Exercise
Report all lines from the entries below in which "this" appears.

──────── Dataset records

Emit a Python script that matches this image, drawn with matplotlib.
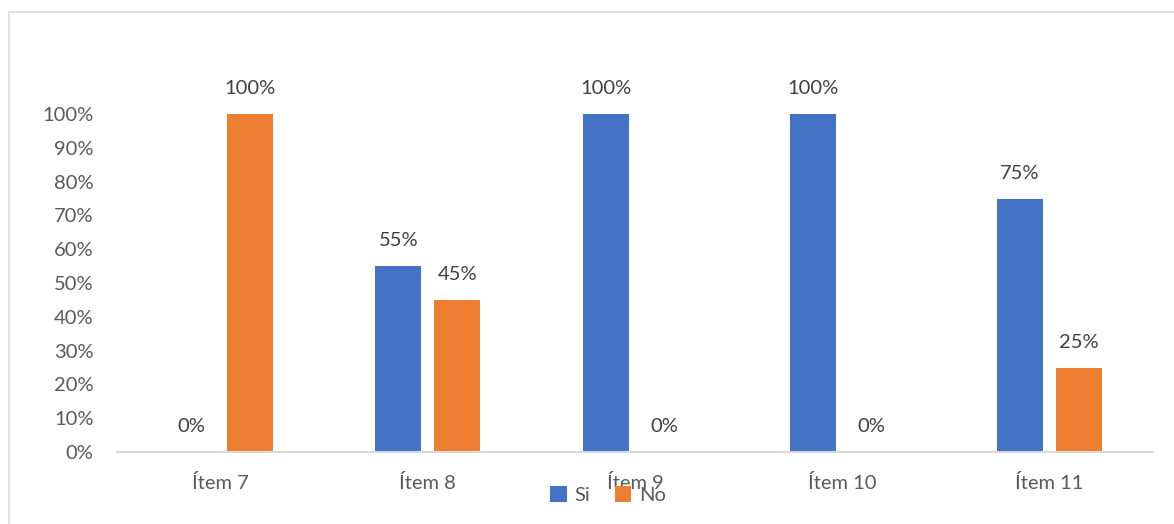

────────────────
──────── Dataset records

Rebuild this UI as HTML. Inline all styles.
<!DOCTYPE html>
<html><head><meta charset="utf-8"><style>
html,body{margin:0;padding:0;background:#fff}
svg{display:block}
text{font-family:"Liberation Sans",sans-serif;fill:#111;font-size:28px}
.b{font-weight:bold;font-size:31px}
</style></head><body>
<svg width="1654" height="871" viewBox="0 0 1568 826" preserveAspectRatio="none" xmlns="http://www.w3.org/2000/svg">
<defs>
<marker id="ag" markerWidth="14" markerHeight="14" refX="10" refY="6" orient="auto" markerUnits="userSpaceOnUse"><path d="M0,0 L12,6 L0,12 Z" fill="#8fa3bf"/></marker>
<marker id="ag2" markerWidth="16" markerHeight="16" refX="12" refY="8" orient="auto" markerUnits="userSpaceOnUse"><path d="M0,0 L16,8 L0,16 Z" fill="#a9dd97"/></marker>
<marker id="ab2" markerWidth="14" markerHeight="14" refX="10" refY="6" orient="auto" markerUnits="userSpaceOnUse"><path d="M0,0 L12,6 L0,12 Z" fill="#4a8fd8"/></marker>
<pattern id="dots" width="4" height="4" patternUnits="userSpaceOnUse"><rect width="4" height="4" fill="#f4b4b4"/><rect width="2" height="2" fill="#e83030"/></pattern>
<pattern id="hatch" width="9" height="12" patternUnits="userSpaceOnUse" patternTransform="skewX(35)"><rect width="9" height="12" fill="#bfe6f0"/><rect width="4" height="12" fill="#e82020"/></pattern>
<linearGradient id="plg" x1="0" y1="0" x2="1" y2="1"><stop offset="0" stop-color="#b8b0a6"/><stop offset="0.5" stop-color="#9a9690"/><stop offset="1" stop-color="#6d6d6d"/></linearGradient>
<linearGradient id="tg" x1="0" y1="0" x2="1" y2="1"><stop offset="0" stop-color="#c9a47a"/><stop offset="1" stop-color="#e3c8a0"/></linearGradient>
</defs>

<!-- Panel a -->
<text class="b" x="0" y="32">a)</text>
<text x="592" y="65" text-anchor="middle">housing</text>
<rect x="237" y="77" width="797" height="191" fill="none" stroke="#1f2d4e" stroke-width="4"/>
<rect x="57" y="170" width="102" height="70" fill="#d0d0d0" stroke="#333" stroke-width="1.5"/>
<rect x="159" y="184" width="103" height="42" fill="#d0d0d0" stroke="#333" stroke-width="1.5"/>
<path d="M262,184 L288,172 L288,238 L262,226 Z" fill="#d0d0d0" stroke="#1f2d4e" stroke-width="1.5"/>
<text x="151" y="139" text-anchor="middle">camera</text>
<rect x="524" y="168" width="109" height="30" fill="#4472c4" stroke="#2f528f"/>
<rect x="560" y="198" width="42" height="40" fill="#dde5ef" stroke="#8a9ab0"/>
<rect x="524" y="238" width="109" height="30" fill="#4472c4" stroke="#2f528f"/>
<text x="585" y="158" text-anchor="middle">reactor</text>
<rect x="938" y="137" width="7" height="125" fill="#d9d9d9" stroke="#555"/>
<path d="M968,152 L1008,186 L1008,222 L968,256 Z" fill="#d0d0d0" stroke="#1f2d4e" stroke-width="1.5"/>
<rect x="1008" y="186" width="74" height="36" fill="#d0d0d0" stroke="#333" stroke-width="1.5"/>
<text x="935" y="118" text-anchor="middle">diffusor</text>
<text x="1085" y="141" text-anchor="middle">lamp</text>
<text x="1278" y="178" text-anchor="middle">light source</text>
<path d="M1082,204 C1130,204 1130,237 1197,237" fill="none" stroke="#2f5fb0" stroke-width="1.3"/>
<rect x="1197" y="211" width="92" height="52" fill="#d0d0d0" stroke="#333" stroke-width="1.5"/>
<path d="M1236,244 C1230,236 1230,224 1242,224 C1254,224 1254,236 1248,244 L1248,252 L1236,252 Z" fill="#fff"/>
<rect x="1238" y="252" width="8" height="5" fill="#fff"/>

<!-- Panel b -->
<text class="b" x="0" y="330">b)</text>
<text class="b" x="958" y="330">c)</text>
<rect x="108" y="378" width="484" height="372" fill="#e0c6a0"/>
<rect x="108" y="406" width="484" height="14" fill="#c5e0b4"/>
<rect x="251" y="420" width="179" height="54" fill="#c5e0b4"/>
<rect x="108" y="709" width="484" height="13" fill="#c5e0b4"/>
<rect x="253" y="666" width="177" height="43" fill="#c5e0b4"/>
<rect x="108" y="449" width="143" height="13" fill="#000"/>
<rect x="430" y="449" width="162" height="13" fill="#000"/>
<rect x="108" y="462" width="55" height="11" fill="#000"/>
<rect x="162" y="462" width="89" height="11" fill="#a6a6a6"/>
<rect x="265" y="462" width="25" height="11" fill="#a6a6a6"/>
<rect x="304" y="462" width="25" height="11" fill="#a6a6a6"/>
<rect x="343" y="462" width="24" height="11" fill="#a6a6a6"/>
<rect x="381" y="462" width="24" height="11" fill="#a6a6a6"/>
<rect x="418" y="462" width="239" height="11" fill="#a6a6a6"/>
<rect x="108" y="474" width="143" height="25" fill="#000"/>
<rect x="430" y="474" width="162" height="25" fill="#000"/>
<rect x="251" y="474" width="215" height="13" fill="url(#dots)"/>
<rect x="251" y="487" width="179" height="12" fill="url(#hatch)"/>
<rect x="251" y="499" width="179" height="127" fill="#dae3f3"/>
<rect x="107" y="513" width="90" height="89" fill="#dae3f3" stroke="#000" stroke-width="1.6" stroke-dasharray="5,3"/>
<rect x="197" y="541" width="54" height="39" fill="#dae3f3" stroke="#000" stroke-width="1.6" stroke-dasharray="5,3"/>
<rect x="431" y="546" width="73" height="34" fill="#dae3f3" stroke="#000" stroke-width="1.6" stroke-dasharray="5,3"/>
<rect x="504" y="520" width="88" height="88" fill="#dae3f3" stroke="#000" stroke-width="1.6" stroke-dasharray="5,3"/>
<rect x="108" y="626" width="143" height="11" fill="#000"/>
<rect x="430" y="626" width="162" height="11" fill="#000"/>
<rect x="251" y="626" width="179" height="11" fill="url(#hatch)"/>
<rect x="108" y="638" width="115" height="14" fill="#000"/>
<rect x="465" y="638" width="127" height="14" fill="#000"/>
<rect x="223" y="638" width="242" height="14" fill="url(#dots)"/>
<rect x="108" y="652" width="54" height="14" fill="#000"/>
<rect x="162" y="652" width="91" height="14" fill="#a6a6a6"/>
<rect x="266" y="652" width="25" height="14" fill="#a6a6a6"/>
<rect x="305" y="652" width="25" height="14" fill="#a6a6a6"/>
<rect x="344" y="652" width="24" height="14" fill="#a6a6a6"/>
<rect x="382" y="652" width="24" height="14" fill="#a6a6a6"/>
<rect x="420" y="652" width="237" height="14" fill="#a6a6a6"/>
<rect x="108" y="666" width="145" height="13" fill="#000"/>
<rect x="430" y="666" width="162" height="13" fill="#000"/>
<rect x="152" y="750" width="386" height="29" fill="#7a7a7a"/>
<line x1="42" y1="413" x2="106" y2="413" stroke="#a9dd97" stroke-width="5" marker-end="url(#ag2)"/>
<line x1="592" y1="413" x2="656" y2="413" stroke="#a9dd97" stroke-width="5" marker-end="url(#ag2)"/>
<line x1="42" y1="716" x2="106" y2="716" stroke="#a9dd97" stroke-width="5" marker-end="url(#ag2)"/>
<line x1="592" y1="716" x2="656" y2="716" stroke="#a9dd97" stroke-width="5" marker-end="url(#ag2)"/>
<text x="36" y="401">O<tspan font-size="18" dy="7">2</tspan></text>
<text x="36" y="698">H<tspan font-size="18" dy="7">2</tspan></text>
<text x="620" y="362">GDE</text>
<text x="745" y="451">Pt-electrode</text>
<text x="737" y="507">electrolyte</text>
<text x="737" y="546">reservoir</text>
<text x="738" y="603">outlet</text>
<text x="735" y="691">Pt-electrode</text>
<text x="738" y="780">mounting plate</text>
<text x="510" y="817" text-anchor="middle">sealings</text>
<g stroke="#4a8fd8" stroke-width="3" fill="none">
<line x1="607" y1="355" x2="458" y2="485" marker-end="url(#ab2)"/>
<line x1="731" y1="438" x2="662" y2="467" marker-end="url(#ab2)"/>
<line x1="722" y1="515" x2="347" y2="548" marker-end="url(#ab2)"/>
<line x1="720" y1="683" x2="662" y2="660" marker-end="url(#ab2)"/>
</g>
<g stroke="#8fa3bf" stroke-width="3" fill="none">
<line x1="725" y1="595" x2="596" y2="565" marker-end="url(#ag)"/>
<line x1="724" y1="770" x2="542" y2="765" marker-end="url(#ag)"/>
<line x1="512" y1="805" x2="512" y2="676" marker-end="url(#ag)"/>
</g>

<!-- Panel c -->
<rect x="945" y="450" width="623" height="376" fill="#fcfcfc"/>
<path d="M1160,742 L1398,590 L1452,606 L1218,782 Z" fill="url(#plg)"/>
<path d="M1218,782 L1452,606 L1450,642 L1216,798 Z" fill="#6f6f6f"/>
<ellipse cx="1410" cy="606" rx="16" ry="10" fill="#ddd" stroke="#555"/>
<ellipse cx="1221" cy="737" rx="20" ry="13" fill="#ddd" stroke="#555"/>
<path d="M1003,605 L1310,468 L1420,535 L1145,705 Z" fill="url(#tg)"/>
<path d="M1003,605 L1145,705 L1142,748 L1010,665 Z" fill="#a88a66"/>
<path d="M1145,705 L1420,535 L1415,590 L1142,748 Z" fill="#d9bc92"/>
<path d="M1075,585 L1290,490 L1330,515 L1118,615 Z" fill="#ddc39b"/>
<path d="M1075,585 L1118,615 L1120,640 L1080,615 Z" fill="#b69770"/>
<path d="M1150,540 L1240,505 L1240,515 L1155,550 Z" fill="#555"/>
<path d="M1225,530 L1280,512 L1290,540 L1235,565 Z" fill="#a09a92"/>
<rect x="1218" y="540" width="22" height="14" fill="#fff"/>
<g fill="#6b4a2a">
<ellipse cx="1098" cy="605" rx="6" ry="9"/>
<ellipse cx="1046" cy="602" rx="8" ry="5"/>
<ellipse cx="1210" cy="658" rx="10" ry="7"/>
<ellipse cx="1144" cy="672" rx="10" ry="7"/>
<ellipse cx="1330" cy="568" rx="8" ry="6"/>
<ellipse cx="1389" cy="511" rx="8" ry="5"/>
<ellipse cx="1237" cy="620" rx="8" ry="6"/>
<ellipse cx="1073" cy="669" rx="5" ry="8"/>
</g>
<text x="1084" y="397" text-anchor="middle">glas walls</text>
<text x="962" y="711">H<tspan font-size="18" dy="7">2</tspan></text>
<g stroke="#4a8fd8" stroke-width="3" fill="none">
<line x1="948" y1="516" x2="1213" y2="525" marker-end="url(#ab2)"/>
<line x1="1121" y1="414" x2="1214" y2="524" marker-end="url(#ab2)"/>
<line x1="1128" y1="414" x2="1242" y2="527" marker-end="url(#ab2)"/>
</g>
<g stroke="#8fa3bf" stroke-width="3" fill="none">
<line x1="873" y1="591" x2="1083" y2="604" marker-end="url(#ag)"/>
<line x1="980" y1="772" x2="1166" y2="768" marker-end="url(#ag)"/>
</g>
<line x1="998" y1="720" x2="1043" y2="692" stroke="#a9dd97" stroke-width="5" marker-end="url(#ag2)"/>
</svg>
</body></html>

────────────────

Written solution
Emit a Python script that matches this image, drawn with matplotlib.
Rebuild this UI as HTML. Inline all styles.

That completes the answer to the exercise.